(January 5, 2015 at 10:11 pm)Rhythm Wrote:(January 5, 2015 at 9:57 pm)*steve* Wrote: Call it an excuse if you want. I call it a mitigating circumstance. If God is the creator of our reality, God isn't shielded from the pain, suffering, evil, etc. If God created the universe as it is then God must have thought the negatives were worth the positives.-and it just gets worse. Good to know that god decided for some poor infected 3rd world fucker that his miserable existence was totally worth it - by gods metrics...of course.....and worth it - regarding some unspoken "it". Now it's not an issue of necessity, but what some other party figures is worth it (whatever the hell that means)?

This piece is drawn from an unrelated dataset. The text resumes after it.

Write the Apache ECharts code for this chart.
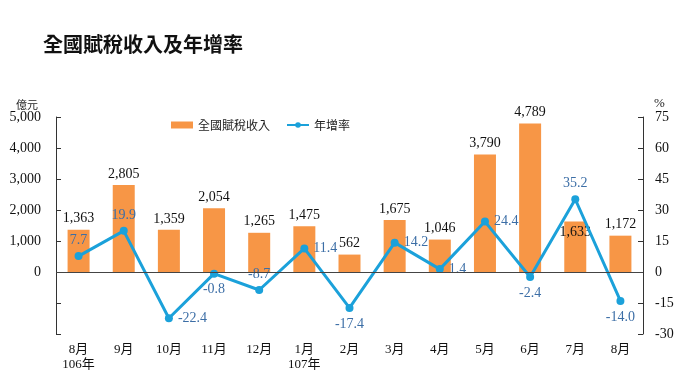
<!DOCTYPE html>
<html><head><meta charset="utf-8">
<script src="https://cdn.jsdelivr.net/npm/echarts@6/dist/echarts.min.js"></script>
<style>html,body{margin:0;padding:0;background:#fff}#c{width:680px;height:383px}</style>
</head><body><div id="c"></div>
<script>
const categories = ['8月\n106年','9月','10月','11月','12月','1月\n107年','2月','3月','4月','5月','6月','7月','8月'];
const revenue = [1363, 2805, 1359, 2054, 1265, 1475, 562, 1675, 1046, 3790, 4789, 1633, 1172];
const growth = [7.7, 19.9, -22.4, -0.8, -8.7, 11.4, -17.4, 14.2, 1.4, 24.4, -2.4, 35.2, -14.0];
const growthLabelPos = ['top','top','right','bottom','top','right','bottom','right','right','right','bottom','top','bottom'];
const revenueLabelPos = ['top','top','top','top','top','top','top','top','top','top','top','insideTop','top'];

const serif = '"Liberation Serif","Noto Sans CJK TC",serif';
const chart = echarts.init(document.getElementById('c'));
chart.setOption({
  animation:false,
  title:{text:'全國賦稅收入及年增率',left:38,top:29,textStyle:{fontFamily:'"Noto Sans CJK TC"',fontWeight:'bold',fontSize:20,color:'#111'}},
  legend:{left:166,top:114,itemGap:16,textStyle:{fontFamily:'"Noto Sans CJK TC"',fontSize:12,color:'#222'},
    data:[{name:'全國賦稅收入',icon:'rect'},{name:'年增率'}],itemWidth:22,itemHeight:7},
  grid:{left:56,right:37,top:117,bottom:49},
  xAxis:{type:'category',data:categories,axisLine:{show:false},axisTick:{show:false},
    axisLabel:{margin:8,color:'#111',fontFamily:serif,fontSize:13,lineHeight:15}},
  yAxis:[
    {type:'value',min:-2000,max:5000,interval:1000,name:'億元',nameGap:6,
     nameTextStyle:{fontFamily:'"Noto Sans CJK TC"',fontSize:11,color:'#222',align:'right',padding:[0,18,0,0]},
     splitLine:{show:false},axisLine:{show:true,lineStyle:{color:'#333'}},
     axisTick:{show:true,inside:true,length:5,lineStyle:{color:'#333'}},
     axisLabel:{margin:15,color:'#111',fontFamily:serif,fontSize:14,formatter:v=>v<0?'':v.toLocaleString('en-US')}},
    {type:'value',min:-30,max:75,interval:15,name:'%',nameGap:6,
     nameTextStyle:{fontFamily:serif,fontSize:13,color:'#222',align:'left',padding:[0,0,0,11]},
     splitLine:{show:false},axisLine:{show:true,lineStyle:{color:'#333'}},
     axisTick:{show:true,inside:true,length:5,lineStyle:{color:'#333'}},
     axisLabel:{margin:12,color:'#111',fontFamily:serif,fontSize:14}}
  ],
  series:[
    {name:'全國賦稅收入',type:'bar',data:revenue.map((v,i)=>({value:v,label:{position:revenueLabelPos[i]}})),barWidth:22,
     itemStyle:{color:'#F79646'},
     label:{show:true,color:'#111',fontFamily:serif,fontSize:14,distance:4,formatter:p=>p.value.toLocaleString('en-US')},
     markLine:{silent:true,symbol:'none',label:{show:false},lineStyle:{color:'#444',width:1.2,type:'solid'},data:[{yAxis:0}]}},
    {name:'年增率',type:'line',yAxisIndex:1,data:growth.map((v,i)=>({value:v,label:{position:growthLabelPos[i]}})),
     lineStyle:{color:'#1BA1DA',width:3},itemStyle:{color:'#1BA1DA'},symbol:'circle',symbolSize:8,
     label:{show:true,color:'#3C6EA6',fontFamily:serif,fontSize:14,distance:5,formatter:p=>p.value.toFixed(1)}}
  ]
});
</script></body></html>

What about any of that is a mitigating circumstance? What do you understand a mitigating circumstance to be (in some other context, perhaps...)?
Example, a person has their hand caught in a bear trap. No help coming. They can cut off their own hand to live without the hand or die. Crappy choice but it is an option.
It's easy to get sentimental about these things. Another example, if you could save the lives of 100 million people by killing a hundred innocent children, would you do it?
However, I understand your indignation about a God who would let some poor guy suffer so that life could exist. The other mitigating thing, at least in my theological ontology is that, that guy's suffering is literally God's suffering as well. This comes from an ontology that I call an aspect monism or in Vishishtadvaita a qualified monism. The poor soul is an aspect of God.
I know it still sounds cruel. People are tempted to make God out as some sort of Big Daddy or Big Mommy where shit should never happen. Just ain't so, in my view.